Trentina the newest and smallest restaurant in University Circle, opened in July with only 32 tables. The brick building on Ford Drive used to be Sergio’s.
Built in 1910, it served as the carriage house for the adjacent Glidden House mansion, now a boutique hotel. Chef and owner Jonathon Sawyer likes the location.
“With 45,000 people working within a one-mile radius, between University Hospitals, Cleveland Clinic, Case Western Reserve, all the cultural institutions, the veterans clinic right there -- I mean there’s just so many people here who are underserved.”
Bringing home the latest trends
A James Beard Award finalist last year, lauded in the New York Times in 2013 for "bringing trendy food to Cleveland," Sawyer is among Cleveland’s young demi-gods of gastronomy.
The chef returned to his hometown from the Big Apple about five years ago with a full larder of fresh ideas.
His Greenhouse Tavern and Noodlecat in downtown Cleveland are both based on the concept of farm-to-table. Sawyer believes in supporting local farmers and producers and cooking what grows in his fertile native soil.
A new kind of restaurant for Cleveland
But Trentina is Sawyer’s passion project. He named it for the wine-making region in the Italian alps where his wife Amelia’s family still lives.
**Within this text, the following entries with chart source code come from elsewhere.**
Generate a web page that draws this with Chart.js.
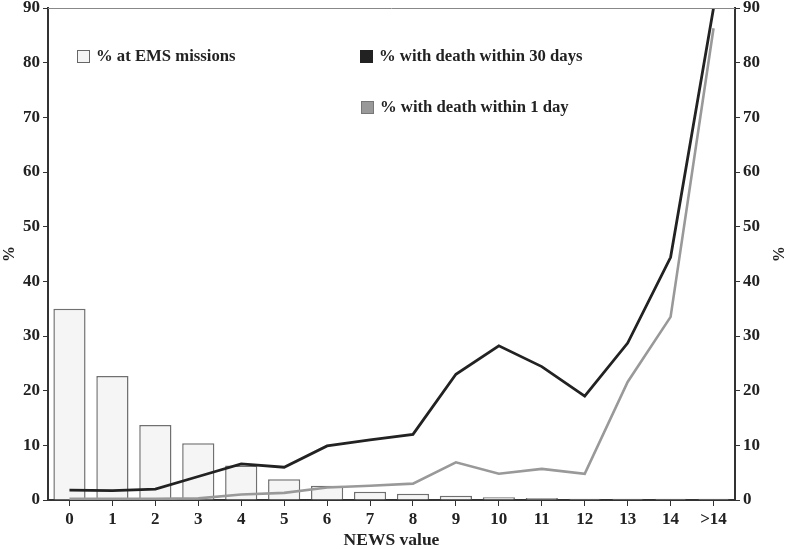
<!DOCTYPE html>
<html><head><meta charset="utf-8">
<script src="https://cdn.jsdelivr.net/npm/chart.js@4"></script>
<style>html,body{margin:0;padding:0;background:#fff}#wrap{width:787px;height:549px;position:relative}</style>
</head><body><div id="wrap"><canvas id="c" width="787" height="549"></canvas></div>
<script>
const categories = ['0','1','2','3','4','5','6','7','8','9','10','11','12','13','14','>14'];
const emsMissions = [35.0, 22.7, 13.7, 10.4, 6.3, 3.8, 2.6, 1.5, 1.15, 0.8, 0.5, 0.35, 0.25, 0.25, 0.25, 0.25];
const death30 = [1.8, 1.7, 2.0, 4.3, 6.6, 6.0, 9.9, 11.0, 12.0, 23.0, 28.2, 24.4, 19.0, 28.7, 44.4, 90.0];
const death1 = [0.2, 0.2, 0.2, 0.3, 1.0, 1.3, 2.3, 2.6, 3.0, 6.9, 4.8, 5.7, 4.8, 21.6, 33.5, 86.3];
const yTicks = [0,10,20,30,40,50,60,70,80,90];

const FONT = '"Liberation Serif", "DejaVu Serif", serif';
const INK = '#222';

const legendPlugin = {
  id: 'customLegend',
  afterDraw(chart) {
    const ctx = chart.ctx;
    const items = [
      {ds: 0, x: 77, y: 50, fill: '#f4f4f4', stroke: '#666'},
      {ds: 1, x: 360, y: 50, fill: '#222', stroke: '#222'},
      {ds: 2, x: 361, y: 101, fill: '#999', stroke: '#777'}
    ];
    ctx.save();
    ctx.font = 'bold 16.7px ' + FONT;
    ctx.textBaseline = 'middle';
    items.forEach(it => {
      ctx.fillStyle = it.fill;
      ctx.fillRect(it.x, it.y, 12, 12);
      ctx.strokeStyle = it.stroke;
      ctx.lineWidth = 1;
      ctx.strokeRect(it.x + 0.5, it.y + 0.5, 12, 12);
      ctx.fillStyle = INK;
      ctx.fillText(chart.data.datasets[it.ds].label, it.x + 19, it.y + 6.5);
    });
    const a = chart.chartArea;
    ctx.strokeStyle = '#888';
    ctx.lineWidth = 1;
    ctx.beginPath();
    ctx.moveTo(a.left, a.top + 0.5);
    ctx.lineTo(a.right, a.top + 0.5);
    ctx.stroke();
    ctx.restore();
  }
};

const tickFont = {family: FONT, size: 17, weight: 'bold'};

new Chart(document.getElementById('c'), {
  data: {
    labels: categories,
    datasets: [
      {type: 'bar', label: '% at EMS missions', data: emsMissions, backgroundColor: '#f5f5f5', borderColor: '#707070', borderWidth: 1.5, categoryPercentage: 1.0, barPercentage: 0.75, order: 3, yAxisID: 'y'},
      {type: 'line', label: '% with death within 30 days', data: death30, borderColor: '#222', borderWidth: 2.8, pointRadius: 0, tension: 0, fill: false, order: 1, yAxisID: 'y'},
      {type: 'line', label: '% with death within 1 day', data: death1, borderColor: '#999', borderWidth: 2.6, pointRadius: 0, tension: 0, fill: false, order: 2, yAxisID: 'y'}
    ]
  },
  options: {
    responsive: false,
    animation: false,
    layout: {padding: {top: 8, left: 0, right: 0, bottom: 0}},
    plugins: {legend: {display: false}, tooltip: {enabled: false}},
    scales: {
      x: {
        offset: true,
        grid: {display: true, drawOnChartArea: false, drawTicks: true, tickLength: 6, color: '#333', offset: false},
        border: {color: '#333', width: 2},
        ticks: {color: INK, font: tickFont, padding: 3, maxRotation: 0, autoSkip: false},
        title: {display: true, text: 'NEWS value', color: INK, font: {family: FONT, size: 17.5, weight: 'bold', lineHeight: 1.0}, padding: {top: 3, bottom: 0}},
        afterFit(s) { s.height = 49; s.paddingLeft = 0; s.paddingRight = 0; }
      },
      y: {
        position: 'left', min: 0, max: 90,
        afterBuildTicks(s) { s.ticks = yTicks.map(v => ({value: v})); },
        grid: {display: true, drawOnChartArea: false, tickLength: 5, color: '#333'},
        border: {color: '#333', width: 2},
        ticks: {color: INK, font: tickFont, padding: 3},
        title: {display: true, text: '%', color: INK, font: {family: FONT, size: 16, weight: 'bold'}, padding: 0},
        afterFit(s) { s.width = 48; s.paddingTop = 0; s.paddingBottom = 0; }
      },
      y1: {
        position: 'right', min: 0, max: 90,
        afterBuildTicks(s) { s.ticks = yTicks.map(v => ({value: v})); },
        grid: {display: true, drawOnChartArea: false, tickLength: 5, color: '#333'},
        border: {color: '#333', width: 2},
        ticks: {color: INK, font: tickFont, padding: 3},
        title: {display: true, text: '%', color: INK, font: {family: FONT, size: 16, weight: 'bold'}, padding: 0},
        afterFit(s) { s.width = 52; s.paddingTop = 0; s.paddingBottom = 0; }
      }
    }
  },
  plugins: [legendPlugin]
});
</script></body></html>
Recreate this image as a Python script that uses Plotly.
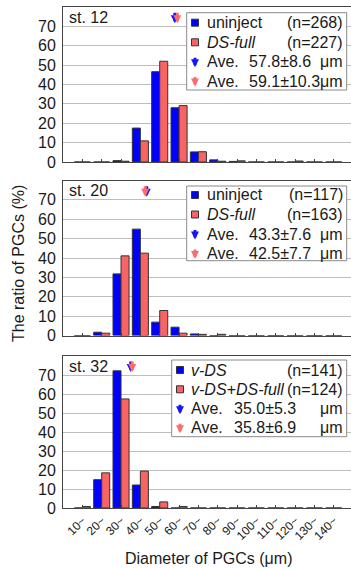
import plotly.graph_objects as go

# ---------------- data ----------------
bins = [10, 20, 30, 40, 50, 60, 70, 80, 90, 100, 110, 120, 130, 140]
tick_labels = ["10~", "20~", "30~", "40~", "50~", "60~", "70~", "80~", "90~",
               "100~", "110~", "120~", "130~", "140~"]

st12_uninject = [0, 0, 0.7, 17.5, 46.6, 28.0, 5.2, 1.1, 0.3, 0, 0, 0, 0, 0]
st12_dsfull = [0, 0, 0.4, 10.9, 52.0, 29.1, 5.3, 0.4, 0.6, 0, 0, 0.5, 0, 0]
st20_uninject = [0, 1.7, 31.8, 54.9, 6.9, 4.3, 0.8, 0, 0, 0, 0, 0, 0, 0]
st20_dsfull = [0, 1.2, 41.1, 42.5, 12.9, 1.2, 0.6, 0.6, 0, 0, 0, 0, 0, 0]
st32_vds = [0, 14.9, 72.2, 12.1, 0.8, 0, 0, 0, 0, 0, 0, 0, 0, 0]
st32_vds_dsfull = [0.8, 18.5, 57.4, 19.4, 3.2, 0.8, 0, 0, 0, 0, 0, 0, 0, 0]

stage_labels = ["st. 12", "st. 20", "st. 32"]
series_names = [["uninject", "<i>DS-full</i>"],
                ["uninject", "<i>DS-full</i>"],
                ["<i>v-DS</i>", "<i>v-DS+DS-full</i>"]]
n_counts = [[268, 227], [117, 163], [141, 124]]
ave_mean = [[57.8, 59.1], [43.3, 42.5], [35.0, 35.8]]
ave_sd = [[8.6, 10.3], [7.6, 7.7], [5.3, 6.9]]

# ---------------- styling ----------------
W, H = 351, 569
ML, MR, MT, MB = 63, 0, 7, 61
BLUE = "#0000ff"
RED = "#f86464"
ARROW_BLUE = "#1414ff"
ARROW_RED = "#ff6a6a"
FONT = "Liberation Sans, Arial, sans-serif"
TXT = "#1a1a1a"

# panel frames in pixels (top, bottom)
frames = [(7, 162), (180.5, 335.5), (356, 508)]


def px(x):
    return (x - ML) / (W - ML - MR)


def py(y):
    return 1 - (y - MT) / (H - MT - MB)


fig = go.Figure()
series = [(st12_uninject, st12_dsfull), (st20_uninject, st20_dsfull), (st32_vds, st32_vds_dsfull)]
for i, (b, r) in enumerate(series):
    ax = "x" if i == 0 else f"x{i+1}"
    ay = "y" if i == 0 else f"y{i+1}"
    for vals, col, nm in ((b, BLUE, series_names[i][0]), (r, RED, series_names[i][1])):
        fig.add_trace(go.Bar(x=bins, y=vals, name=nm, xaxis=ax, yaxis=ay,
                             marker=dict(color=col, line=dict(color="#333333", width=1)),
                             showlegend=False))

layout = dict(width=W, height=H, margin=dict(l=ML, r=MR, t=MT, b=MB),
              paper_bgcolor="white", plot_bgcolor="white",
              barmode="group", bargap=0.17, bargroupgap=0,
              font=dict(family=FONT, size=16, color=TXT), showlegend=False)

for i, (top, bot) in enumerate(frames):
    sfx = "" if i == 0 else str(i + 1)
    layout["xaxis" + sfx] = dict(
        domain=[0, 1], anchor="y" + sfx, range=[0, 148.9],
        tickvals=bins, ticktext=tick_labels, showticklabels=(i == 2),
        tickangle=-45, tickfont=dict(size=12, color=TXT),
        ticks="inside", ticklen=3, tickcolor="#444", showgrid=False,
        showline=True, linecolor="#444", linewidth=1, mirror=True, zeroline=False)
    layout["yaxis" + sfx] = dict(
        domain=[py(bot), py(top)], anchor="x" + sfx, range=[0, 80],
        tickvals=[0, 10, 20, 30, 40, 50, 60, 70], showgrid=True,
        gridcolor="#bdbdbd", gridwidth=1, ticks="", ticklabelstandoff=3,
        tickfont=dict(size=16, color=TXT),
        showline=True, linecolor="#444", linewidth=1, mirror=True, zeroline=False)

fig.update_layout(**layout)

annotations = []
shapes = []

# legend box geometry (pixels)
legend_boxes = [
    dict(l=186.7, t=12.7, r=346.7, b=90, key=195, txt=205, val=246.7,
         rows=[22.7, 42.3, 61.7, 81]),
    dict(l=186.7, t=186, r=346.7, b=260.7, key=195, txt=205, val=246.7,
         rows=[195, 214.5, 234, 253.5]),
    dict(l=171.7, t=360, r=346.7, b=436.7, key=180, txt=189.3, val=231.7,
         rows=[370, 389.3, 408.7, 427.7]),
]

ARROW = dict(arrowhead=2, arrowsize=0.55, arrowwidth=2.9, standoff=0, showarrow=True, text="")

for i, (top, bot) in enumerate(frames):
    sfx = "" if i == 0 else str(i + 1)
    # average arrows in plot
    for mval, col in ((ave_mean[i][0], ARROW_BLUE), (ave_mean[i][1], ARROW_RED)):
        annotations.append(dict(x=mval, y=71.6, xref="x" + sfx, yref="y" + sfx,
                                ax=0, ay=-12, arrowcolor=col, **ARROW))
    # stage label
    annotations.append(dict(x=px(67), y=py(top + 10.5), xref="paper", yref="paper",
                            text=stage_labels[i], showarrow=False,
                            xanchor="left", yanchor="middle",
                            font=dict(size=16, color=TXT)))
    lb = legend_boxes[i]
    shapes.append(dict(type="rect", xref="paper", yref="paper",
                       x0=px(lb["l"]), x1=px(lb["r"]), y0=py(lb["b"]), y1=py(lb["t"]),
                       fillcolor="white", line=dict(color="#8a8a8a", width=1)))
    rows = lb["rows"]
    for k, col in enumerate((BLUE, RED)):
        cy = rows[k]
        shapes.append(dict(type="rect", xref="paper", yref="paper",
                           x0=px(lb["key"] - 3.5), x1=px(lb["key"] + 3.5),
                           y0=py(cy + 3.5), y1=py(cy - 3.5),
                           fillcolor=col, line=dict(color="#333333", width=1)))
        annotations.append(dict(x=px(lb["txt"]), y=py(cy), xref="paper", yref="paper",
                                text=series_names[i][k], showarrow=False,
                                xanchor="left", yanchor="middle"))
        annotations.append(dict(x=px(345), y=py(cy), xref="paper", yref="paper",
                                text=f"(n={n_counts[i][k]})", showarrow=False,
                                xanchor="right", yanchor="middle"))
    for k, col in enumerate((ARROW_BLUE, ARROW_RED)):
        cy = rows[k + 2]
        annotations.append(dict(x=px(lb["key"]), y=py(cy + 5.5), xref="paper", yref="paper",
                                ax=0, ay=-11, arrowcolor=col, **ARROW))
        annotations.append(dict(x=px(lb["txt"]), y=py(cy), xref="paper", yref="paper",
                                text="Ave.", showarrow=False,
                                xanchor="left", yanchor="middle"))
        annotations.append(dict(x=px(lb["val"]), y=py(cy), xref="paper", yref="paper",
                                text=f"{ave_mean[i][k]:.1f}±{ave_sd[i][k]:.1f}",
                                showarrow=False, xanchor="left", yanchor="middle"))
        annotations.append(dict(x=px(345), y=py(cy), xref="paper", yref="paper",
                                text="μm", showarrow=False,
                                xanchor="right", yanchor="middle"))

# axis titles
annotations.append(dict(x=px(18), y=py(264), xref="paper", yref="paper",
                        text="The ratio of PGCs (%)", showarrow=False, textangle=-90,
                        xanchor="center", yanchor="middle", font=dict(size=16, color=TXT)))
annotations.append(dict(x=px(208), y=py(558), xref="paper", yref="paper",
                        text="Diameter of PGCs (μm)", showarrow=False,
                        xanchor="center", yanchor="middle", font=dict(size=16, color=TXT)))

fig.update_layout(annotations=annotations, shapes=shapes)
fig.write_html("out.html", config={"displayModeBar": False},
               post_script="document.body.style.margin='0';document.body.style.overflow='hidden';")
Here, Sawyer takes a new approach to fine dining: “To fill a void in the fabric that is the restaurant culture of not just Cleveland but of Northern Ohio. Trentina can be so much more than just a restaurant. It can be a tasting-menu restaurant, much more experiential as opposed to come in and select your favorite thing and have an experience, which is still wonderful, and then leave. We’re looking to
guide the ship a little bit more.”
Plates are small, tales are tall
Servings are not more than a few bites, but the courses are multiple, as many as 16 for a fixed price of $100. And they’re all presented along with anecdotes, sometimes told by Chef Sawyer at tableside.
Or by Captain Sawyer’s first mate in steering the ship, Executive Chef Matt Danko. Right now he’s cooking up some putanesca.
"It’s a traditional pasta where we’re going to use a little bit of anchovy, a touch of tomato, and then we’re going to garnish with a little bit of dehydrated olive. Those are the main elements that we’re going to recreate.”
The goal is to take the diner not only to Northern Italy but back in time with an aromatic dish Sawyer says prostitutes would use to lure customers.
“Imagine yourself being like in Trieste in the 1900s and these cauldrons of anchovies, olives, capers, tomatoes, were simmering.”
All pastas made on the premises
The putanesca is enticing, but essentially just a tease. Like all items on Trentina’s tasting menu, what Chef Danko is plating up here is miniscule.
“We offer quite a selection and variety of food and we wouldn’t want to inundate our customers with a bulking portion of pasta. So we range somewhere between 2 to 3 ounces of pasta per portion just because of that reason.”
All the pastas are made in-house, and each one has a story. Spaghetti alla chitarra is named for a musical instrument.
“It used to be made in the guitar strings. So they would roughly shape a sheet of pasta and then actually roll it into the strings of a guitar and it would make these square noodles.”
You might wonder what it is
The menu changes frequently, but it’s always packed with surprises.
One course is nothing more than a candle that you might not realize right away you’re supposed to eat.
“We put it on the table in a manner that it is just lit. And then as the candle melts it almost gets to the point where it’s going to spill all over your beautiful table, then we bring out the bread service and we say, 'The candle is made from grass-fed beef fat from Ohio and is entirely edible.”
As if that’s not wild enough
Wild edibles are here, too. Chef Danko enjoys having a full-time forager on staff.
“As a chef, it’s one of the truly exciting moments where you get to share something rare like reindeer lichen with a guest. It’s sort of like a moss. We dry it out and then we fry it and it becomes this incredible crunchy texture, once it’s fried, it’s just this crispy beautiful bite that reminds us of the forest as you enjoy its flavor.”
Sawyer says reindeer lichen is just one of the ingredients that sets his restaurant apart. Forager Jeremy Umansky also finds wild mushrooms, sassafras, elderberry, wild watercress and more.
“He’s out in the forest four days a week, five days a week. We’ve identified between him and us over 300 ingredients that we will utilize or have already utilized here at Restaurant Trentina that are locally foraged.”
Trentina has only been open since July, but Sawyer says adventurous eaters are already responding to the challenge.
“They just close their eyes and say, 'We’re on the journey with you.’”
Chef Sawyer says he’s always been adventurous himself, but there are foods he shies away from.
“I don’t like calves liver. And I try it almost every year, but that’s one ingredient I just can’t come around and love. I do love chicken liver. I love duck liver. I just can’t do the calves liver.”
Currently, there’s no calves liver on Trentina’s menu.